### Task prompt
From the very first line of the data to the line containing "import seaborn as sns", retype everything exactly, leaving the pictures behind.

### Data excerpt
------------

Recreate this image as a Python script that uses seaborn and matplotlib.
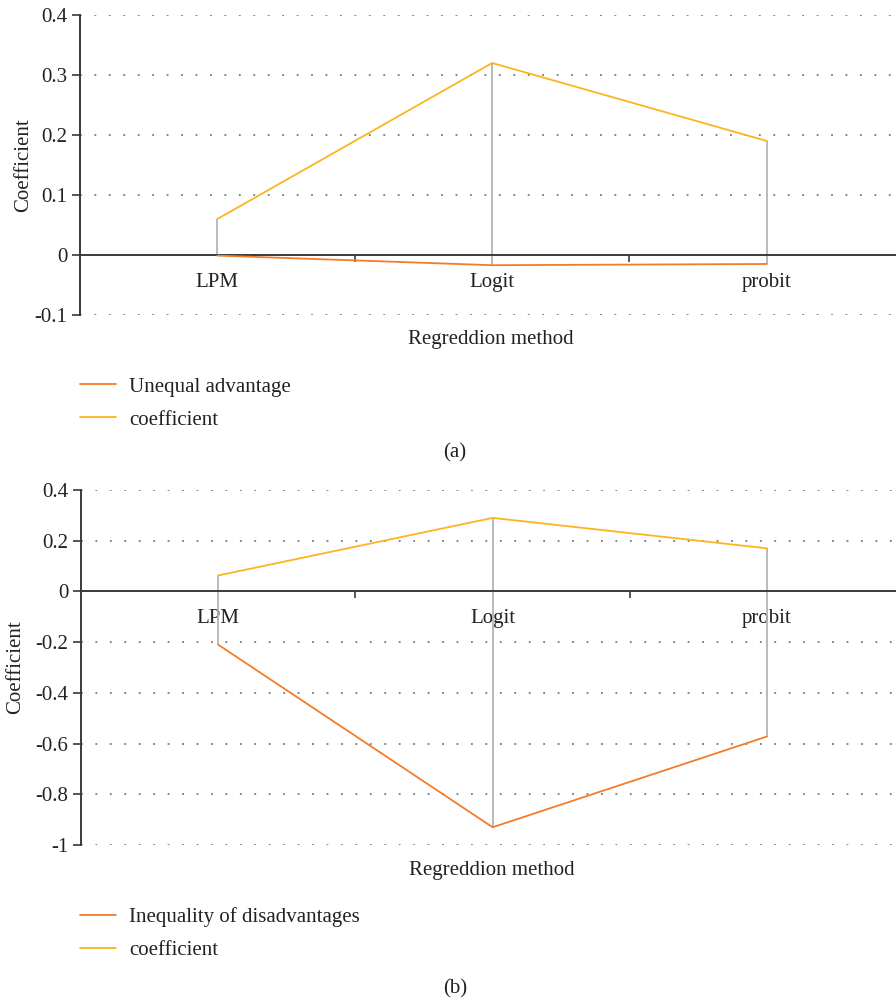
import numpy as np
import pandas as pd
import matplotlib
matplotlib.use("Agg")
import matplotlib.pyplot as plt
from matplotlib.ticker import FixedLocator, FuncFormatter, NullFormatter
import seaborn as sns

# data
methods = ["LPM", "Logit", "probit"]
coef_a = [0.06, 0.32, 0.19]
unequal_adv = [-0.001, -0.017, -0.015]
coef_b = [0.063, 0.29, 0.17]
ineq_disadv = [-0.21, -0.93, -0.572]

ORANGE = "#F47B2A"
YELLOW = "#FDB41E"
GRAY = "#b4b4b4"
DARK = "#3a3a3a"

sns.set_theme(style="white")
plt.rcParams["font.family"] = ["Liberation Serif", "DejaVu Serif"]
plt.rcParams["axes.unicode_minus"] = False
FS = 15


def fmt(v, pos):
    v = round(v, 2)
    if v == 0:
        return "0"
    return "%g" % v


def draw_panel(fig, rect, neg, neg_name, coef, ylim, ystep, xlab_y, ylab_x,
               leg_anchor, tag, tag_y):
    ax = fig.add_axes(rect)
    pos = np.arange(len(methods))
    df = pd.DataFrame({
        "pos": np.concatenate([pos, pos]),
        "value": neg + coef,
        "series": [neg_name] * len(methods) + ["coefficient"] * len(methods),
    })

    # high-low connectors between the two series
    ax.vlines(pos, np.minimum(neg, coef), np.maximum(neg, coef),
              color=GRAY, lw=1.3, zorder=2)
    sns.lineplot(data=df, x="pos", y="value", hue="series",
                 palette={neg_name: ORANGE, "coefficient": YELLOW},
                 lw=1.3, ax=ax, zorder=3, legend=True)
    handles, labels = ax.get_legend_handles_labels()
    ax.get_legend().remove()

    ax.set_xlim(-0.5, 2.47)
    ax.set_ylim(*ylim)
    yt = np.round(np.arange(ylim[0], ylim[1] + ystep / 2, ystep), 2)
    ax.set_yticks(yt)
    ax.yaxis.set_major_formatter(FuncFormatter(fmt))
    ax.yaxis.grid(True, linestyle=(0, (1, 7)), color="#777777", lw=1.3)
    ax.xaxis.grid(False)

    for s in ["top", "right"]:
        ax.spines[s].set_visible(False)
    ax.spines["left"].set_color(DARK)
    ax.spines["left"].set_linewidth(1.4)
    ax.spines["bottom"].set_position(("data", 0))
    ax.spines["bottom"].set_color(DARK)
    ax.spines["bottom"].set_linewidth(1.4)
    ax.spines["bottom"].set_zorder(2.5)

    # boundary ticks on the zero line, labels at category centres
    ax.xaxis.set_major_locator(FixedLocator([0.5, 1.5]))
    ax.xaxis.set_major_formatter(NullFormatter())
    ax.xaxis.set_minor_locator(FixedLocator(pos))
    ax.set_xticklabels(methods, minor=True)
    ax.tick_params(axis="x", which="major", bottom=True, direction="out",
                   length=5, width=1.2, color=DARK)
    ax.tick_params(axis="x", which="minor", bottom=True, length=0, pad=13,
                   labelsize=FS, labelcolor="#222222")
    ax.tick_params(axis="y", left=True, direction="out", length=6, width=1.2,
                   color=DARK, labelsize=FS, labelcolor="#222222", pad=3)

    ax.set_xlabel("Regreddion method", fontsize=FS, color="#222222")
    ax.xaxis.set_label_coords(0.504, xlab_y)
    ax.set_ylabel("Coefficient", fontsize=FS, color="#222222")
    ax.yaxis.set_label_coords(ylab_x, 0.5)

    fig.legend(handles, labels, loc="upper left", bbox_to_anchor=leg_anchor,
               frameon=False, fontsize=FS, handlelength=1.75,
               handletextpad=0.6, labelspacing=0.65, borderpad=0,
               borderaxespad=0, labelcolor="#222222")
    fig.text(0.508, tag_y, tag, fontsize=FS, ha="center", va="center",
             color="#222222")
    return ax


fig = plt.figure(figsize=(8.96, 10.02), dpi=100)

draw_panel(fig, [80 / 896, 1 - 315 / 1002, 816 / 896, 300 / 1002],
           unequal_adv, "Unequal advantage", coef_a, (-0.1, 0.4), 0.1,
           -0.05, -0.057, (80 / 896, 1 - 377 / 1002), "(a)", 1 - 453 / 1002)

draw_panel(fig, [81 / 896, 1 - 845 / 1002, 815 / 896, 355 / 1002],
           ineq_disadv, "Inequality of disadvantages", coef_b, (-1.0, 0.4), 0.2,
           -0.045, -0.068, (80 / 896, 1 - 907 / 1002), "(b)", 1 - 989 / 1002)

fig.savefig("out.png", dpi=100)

------------

### Exercise response
Recreate this image as a Python script that uses seaborn and matplotlib.
import numpy as np
import pandas as pd
import matplotlib
matplotlib.use("Agg")
import matplotlib.pyplot as plt
from matplotlib.ticker import FixedLocator, FuncFormatter, NullFormatter
import seaborn as sns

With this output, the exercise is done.